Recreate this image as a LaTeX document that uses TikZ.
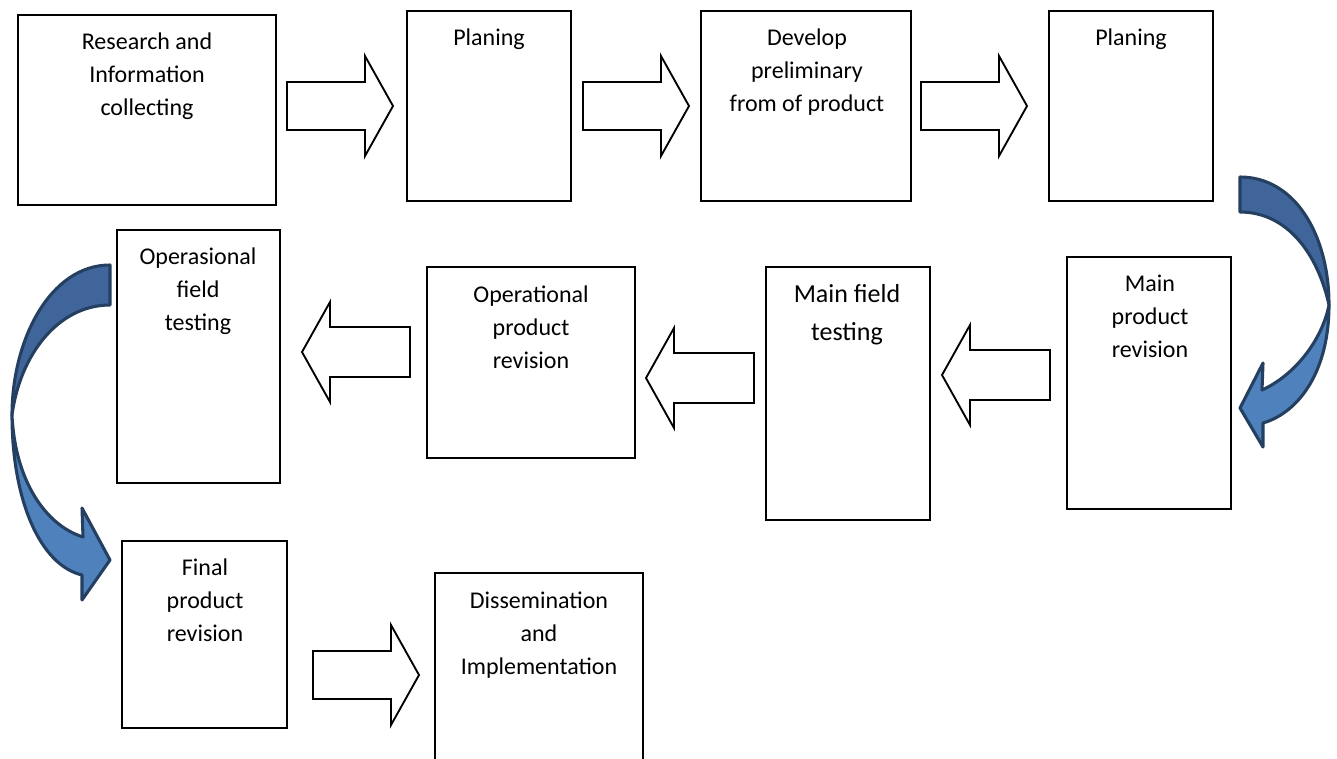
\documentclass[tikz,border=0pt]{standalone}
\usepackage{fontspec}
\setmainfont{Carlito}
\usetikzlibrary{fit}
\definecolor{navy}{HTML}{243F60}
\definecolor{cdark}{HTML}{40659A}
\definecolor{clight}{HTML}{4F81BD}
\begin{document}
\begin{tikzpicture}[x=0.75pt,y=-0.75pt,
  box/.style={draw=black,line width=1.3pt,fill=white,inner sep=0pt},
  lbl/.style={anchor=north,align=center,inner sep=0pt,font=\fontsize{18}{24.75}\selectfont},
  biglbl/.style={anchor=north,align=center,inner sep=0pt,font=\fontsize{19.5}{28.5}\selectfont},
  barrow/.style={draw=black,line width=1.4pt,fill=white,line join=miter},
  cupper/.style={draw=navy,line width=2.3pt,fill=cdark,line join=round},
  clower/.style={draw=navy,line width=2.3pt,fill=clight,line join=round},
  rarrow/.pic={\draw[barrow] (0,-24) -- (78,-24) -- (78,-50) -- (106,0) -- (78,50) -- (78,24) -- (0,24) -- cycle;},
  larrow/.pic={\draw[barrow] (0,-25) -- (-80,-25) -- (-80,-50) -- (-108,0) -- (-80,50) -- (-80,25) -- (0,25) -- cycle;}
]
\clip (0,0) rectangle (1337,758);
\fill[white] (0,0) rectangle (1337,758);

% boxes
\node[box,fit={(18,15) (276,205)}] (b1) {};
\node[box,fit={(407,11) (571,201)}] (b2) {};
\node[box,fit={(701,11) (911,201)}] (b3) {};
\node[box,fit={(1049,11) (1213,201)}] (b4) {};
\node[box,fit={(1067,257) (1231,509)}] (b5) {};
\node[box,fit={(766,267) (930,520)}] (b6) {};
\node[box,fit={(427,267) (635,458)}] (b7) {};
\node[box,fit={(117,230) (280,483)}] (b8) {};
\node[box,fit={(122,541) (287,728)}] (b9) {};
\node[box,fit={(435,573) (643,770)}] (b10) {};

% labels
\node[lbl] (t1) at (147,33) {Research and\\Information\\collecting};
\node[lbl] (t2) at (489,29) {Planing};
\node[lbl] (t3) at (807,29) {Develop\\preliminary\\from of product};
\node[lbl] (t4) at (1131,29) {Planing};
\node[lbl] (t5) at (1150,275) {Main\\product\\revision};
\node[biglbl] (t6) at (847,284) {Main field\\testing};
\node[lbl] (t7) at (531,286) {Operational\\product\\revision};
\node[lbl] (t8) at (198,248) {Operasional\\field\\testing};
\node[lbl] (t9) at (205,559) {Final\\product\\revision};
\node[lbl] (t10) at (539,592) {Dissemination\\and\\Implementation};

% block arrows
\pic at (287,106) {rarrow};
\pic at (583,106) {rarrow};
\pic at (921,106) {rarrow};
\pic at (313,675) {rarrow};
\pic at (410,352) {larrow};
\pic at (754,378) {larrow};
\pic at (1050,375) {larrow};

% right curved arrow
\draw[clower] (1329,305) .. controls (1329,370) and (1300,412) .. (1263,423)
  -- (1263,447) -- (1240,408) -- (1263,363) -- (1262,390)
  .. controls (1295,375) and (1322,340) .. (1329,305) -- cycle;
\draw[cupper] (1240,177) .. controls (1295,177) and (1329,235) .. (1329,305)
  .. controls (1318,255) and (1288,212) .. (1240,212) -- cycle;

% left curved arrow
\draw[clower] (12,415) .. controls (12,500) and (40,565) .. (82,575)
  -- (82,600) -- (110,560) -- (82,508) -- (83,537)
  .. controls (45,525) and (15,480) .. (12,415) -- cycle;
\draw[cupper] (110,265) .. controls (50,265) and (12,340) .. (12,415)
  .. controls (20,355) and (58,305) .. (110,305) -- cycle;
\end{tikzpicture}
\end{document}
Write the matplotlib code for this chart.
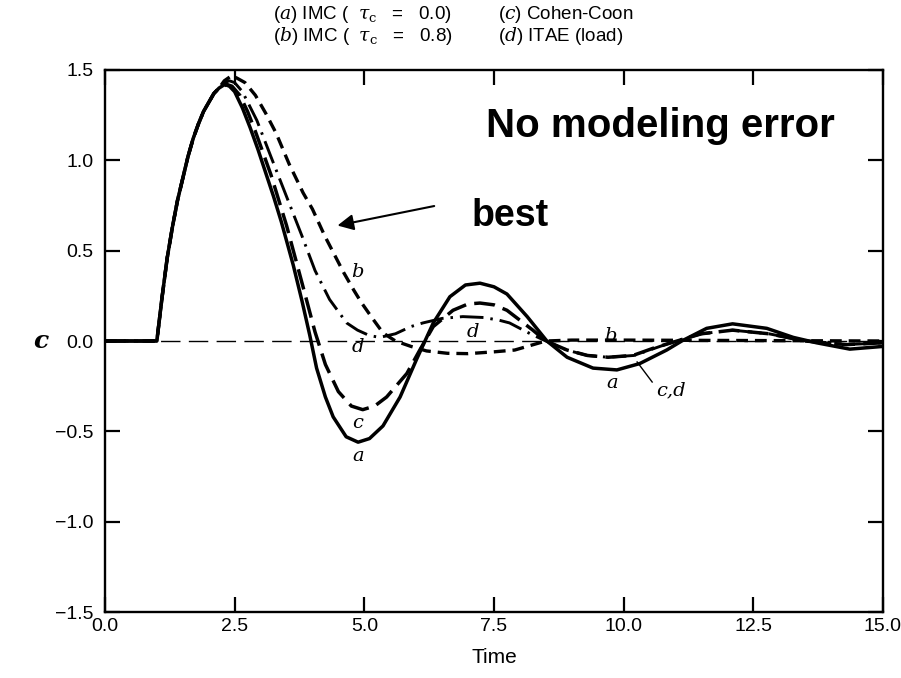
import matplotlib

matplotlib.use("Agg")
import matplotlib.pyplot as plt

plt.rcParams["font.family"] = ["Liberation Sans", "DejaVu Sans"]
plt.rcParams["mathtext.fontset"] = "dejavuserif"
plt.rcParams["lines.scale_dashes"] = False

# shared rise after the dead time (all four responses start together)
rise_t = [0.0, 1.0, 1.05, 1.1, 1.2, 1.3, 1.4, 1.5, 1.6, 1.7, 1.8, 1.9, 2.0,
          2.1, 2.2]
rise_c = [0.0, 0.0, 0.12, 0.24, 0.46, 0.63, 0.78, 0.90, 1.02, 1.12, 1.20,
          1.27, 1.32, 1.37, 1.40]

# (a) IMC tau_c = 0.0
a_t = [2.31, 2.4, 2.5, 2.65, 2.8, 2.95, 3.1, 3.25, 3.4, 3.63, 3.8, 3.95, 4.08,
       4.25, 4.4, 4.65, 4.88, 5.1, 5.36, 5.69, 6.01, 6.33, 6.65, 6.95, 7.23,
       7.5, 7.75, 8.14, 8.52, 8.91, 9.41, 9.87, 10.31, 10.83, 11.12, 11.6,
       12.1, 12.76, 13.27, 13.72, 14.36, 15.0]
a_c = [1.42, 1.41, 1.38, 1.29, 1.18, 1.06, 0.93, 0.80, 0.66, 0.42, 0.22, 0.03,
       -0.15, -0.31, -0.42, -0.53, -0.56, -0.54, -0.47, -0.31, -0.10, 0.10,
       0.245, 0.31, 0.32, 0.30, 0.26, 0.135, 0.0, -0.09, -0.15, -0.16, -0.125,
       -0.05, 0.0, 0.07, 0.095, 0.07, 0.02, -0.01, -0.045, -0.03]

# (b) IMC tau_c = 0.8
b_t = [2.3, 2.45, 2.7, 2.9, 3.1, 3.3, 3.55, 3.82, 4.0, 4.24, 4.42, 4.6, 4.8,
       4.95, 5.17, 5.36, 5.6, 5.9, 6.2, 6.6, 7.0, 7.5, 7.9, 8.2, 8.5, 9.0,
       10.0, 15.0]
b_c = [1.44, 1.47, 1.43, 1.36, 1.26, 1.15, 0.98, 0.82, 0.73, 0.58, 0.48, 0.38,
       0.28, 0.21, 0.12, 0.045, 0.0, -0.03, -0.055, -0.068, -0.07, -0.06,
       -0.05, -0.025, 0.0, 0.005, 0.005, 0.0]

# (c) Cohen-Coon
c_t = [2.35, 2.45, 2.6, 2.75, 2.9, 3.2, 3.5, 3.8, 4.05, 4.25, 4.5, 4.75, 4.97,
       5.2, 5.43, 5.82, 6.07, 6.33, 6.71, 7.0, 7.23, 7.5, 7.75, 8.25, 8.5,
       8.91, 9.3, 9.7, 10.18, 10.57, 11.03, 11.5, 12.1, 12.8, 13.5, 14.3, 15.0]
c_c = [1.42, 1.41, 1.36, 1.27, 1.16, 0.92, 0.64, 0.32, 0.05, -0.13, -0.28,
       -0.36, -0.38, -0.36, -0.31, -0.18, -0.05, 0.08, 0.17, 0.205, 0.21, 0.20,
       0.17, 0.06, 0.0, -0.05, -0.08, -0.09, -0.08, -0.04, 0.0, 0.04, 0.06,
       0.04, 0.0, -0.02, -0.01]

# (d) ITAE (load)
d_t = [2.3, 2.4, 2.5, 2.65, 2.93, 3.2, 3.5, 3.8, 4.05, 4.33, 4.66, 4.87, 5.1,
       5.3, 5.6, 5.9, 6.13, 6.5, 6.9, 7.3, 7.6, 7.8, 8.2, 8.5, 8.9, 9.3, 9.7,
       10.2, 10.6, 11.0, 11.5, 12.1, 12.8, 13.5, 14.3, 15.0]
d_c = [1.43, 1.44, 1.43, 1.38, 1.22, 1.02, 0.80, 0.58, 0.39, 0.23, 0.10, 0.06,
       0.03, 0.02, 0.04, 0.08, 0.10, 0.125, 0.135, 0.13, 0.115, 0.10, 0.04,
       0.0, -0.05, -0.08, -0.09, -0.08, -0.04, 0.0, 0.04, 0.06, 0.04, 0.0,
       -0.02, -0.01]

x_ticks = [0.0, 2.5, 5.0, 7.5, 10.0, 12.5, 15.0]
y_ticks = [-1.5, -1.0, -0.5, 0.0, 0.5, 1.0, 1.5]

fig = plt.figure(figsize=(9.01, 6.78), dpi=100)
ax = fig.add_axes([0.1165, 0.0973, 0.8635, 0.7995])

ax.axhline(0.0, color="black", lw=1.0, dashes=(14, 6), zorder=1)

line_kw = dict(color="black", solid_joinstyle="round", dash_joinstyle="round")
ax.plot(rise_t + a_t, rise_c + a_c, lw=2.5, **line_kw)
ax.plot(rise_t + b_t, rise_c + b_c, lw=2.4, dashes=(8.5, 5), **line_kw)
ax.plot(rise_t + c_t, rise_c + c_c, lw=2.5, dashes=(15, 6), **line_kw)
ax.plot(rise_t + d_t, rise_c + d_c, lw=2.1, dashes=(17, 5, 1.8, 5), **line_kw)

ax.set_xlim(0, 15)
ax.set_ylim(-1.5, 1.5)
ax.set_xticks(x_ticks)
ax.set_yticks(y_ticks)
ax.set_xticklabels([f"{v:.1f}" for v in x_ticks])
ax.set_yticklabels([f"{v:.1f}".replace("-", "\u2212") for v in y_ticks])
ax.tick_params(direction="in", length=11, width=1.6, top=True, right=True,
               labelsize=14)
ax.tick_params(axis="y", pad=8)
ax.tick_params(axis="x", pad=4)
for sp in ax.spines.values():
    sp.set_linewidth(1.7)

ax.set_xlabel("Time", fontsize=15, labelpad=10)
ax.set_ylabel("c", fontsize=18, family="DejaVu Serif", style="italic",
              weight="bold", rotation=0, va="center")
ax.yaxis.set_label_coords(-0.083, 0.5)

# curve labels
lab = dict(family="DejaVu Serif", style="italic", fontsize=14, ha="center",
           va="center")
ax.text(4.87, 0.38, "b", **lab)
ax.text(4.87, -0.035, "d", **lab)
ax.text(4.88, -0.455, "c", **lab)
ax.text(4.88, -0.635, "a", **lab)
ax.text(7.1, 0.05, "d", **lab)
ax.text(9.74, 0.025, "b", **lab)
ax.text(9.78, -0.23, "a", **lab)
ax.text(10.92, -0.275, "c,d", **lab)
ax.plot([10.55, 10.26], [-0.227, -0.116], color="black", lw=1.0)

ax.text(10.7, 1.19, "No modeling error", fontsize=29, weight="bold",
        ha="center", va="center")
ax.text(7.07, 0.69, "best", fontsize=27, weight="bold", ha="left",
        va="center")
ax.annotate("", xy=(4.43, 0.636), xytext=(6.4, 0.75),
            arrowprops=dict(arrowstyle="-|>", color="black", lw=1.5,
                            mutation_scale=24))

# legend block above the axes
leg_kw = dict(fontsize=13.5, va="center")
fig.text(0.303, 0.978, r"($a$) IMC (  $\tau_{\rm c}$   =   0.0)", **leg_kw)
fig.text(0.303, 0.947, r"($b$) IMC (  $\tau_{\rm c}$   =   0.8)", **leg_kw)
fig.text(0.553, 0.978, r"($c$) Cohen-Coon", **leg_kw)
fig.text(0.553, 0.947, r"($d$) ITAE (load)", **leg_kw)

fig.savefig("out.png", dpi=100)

++++

● **Exercise**: What is the number of lines in the records that contain the string "this"? Give only that number.

● **Exercise solution**: 2